Work to be completed » Can you transcribe the data exactly? Leave the pictures out.
****************
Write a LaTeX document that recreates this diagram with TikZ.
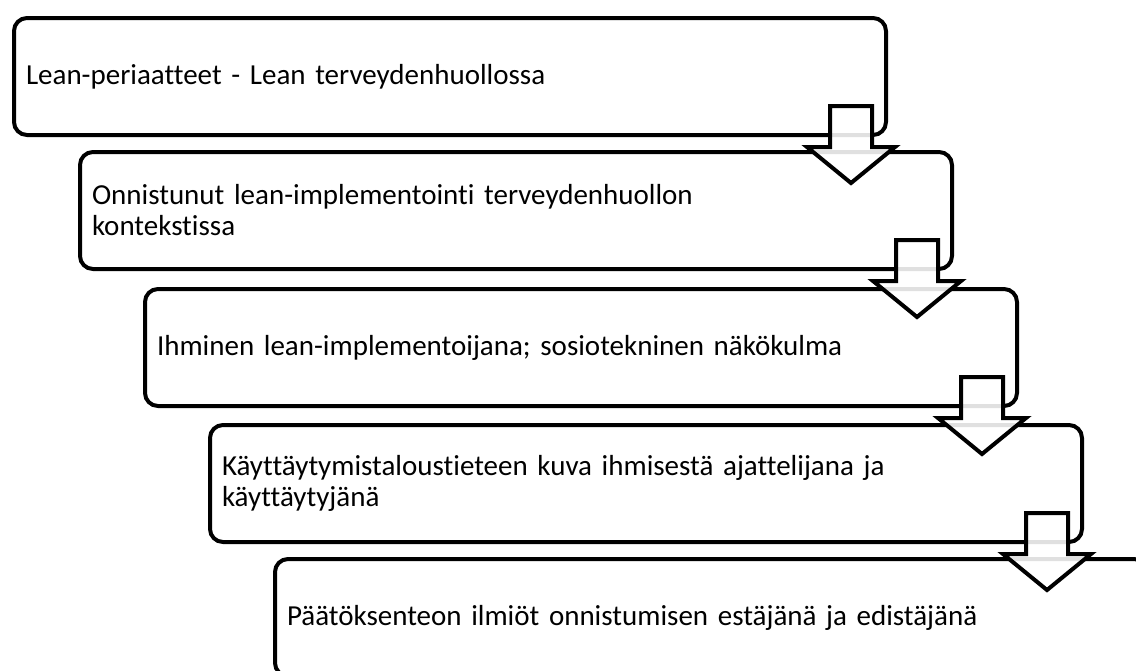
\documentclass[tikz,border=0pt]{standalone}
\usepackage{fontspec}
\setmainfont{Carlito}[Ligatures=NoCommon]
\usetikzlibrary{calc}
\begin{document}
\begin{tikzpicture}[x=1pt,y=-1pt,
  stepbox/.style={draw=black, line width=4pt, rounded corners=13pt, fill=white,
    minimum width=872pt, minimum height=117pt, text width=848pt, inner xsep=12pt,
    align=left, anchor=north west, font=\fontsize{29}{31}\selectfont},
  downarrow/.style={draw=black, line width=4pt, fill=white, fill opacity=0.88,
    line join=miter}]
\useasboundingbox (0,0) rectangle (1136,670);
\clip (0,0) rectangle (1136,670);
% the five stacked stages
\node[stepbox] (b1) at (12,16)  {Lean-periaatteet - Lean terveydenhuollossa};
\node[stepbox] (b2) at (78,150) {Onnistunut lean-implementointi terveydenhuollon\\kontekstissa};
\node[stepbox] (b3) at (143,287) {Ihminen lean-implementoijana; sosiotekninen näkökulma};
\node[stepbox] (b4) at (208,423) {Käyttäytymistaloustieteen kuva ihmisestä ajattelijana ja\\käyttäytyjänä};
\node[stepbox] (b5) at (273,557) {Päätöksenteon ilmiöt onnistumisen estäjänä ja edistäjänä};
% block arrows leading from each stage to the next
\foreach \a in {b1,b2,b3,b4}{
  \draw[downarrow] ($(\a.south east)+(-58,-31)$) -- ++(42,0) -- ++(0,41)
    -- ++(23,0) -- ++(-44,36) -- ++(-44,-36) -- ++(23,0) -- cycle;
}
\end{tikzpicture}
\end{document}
****************
The solution »
Write a LaTeX document that recreates this diagram with TikZ.
\documentclass[tikz,border=0pt]{standalone}
\usepackage{fontspec}
\setmainfont{Carlito}[Ligatures=NoCommon]
\usetikzlibrary{calc}
\begin{document}
\begin{tikzpicture}[x=1pt,y=-1pt,
  stepbox/.style={draw=black, line width=4pt, rounded corners=13pt, fill=white,
    minimum width=872pt, minimum height=117pt, text width=848pt, inner xsep=12pt,
    align=left, anchor=north west, font=\fontsize{29}{31}\selectfont},
  downarrow/.style={draw=black, line width=4pt, fill=white, fill opacity=0.88,
    line join=miter}]
\useasboundingbox (0,0) rectangle (1136,670);
\clip (0,0) rectangle (1136,670);
% the five stacked stages
\node[stepbox] (b1) at (12,16)  {Lean-periaatteet - Lean terveydenhuollossa};
\node[stepbox] (b2) at (78,150) {Onnistunut lean-implementointi terveydenhuollon\\kontekstissa};
\node[stepbox] (b3) at (143,287) {Ihminen lean-implementoijana; sosiotekninen näkökulma};
\node[stepbox] (b4) at (208,423) {Käyttäytymistaloustieteen kuva ihmisestä ajattelijana ja\\käyttäytyjänä};
\node[stepbox] (b5) at (273,557) {Päätöksenteon ilmiöt onnistumisen estäjänä ja edistäjänä};
% block arrows leading from each stage to the next
\foreach \a in {b1,b2,b3,b4}{
  \draw[downarrow] ($(\a.south east)+(-58,-31)$) -- ++(42,0) -- ++(0,41)
    -- ++(23,0) -- ++(-44,36) -- ++(-44,-36) -- ++(23,0) -- cycle;
}
\end{tikzpicture}
\end{document}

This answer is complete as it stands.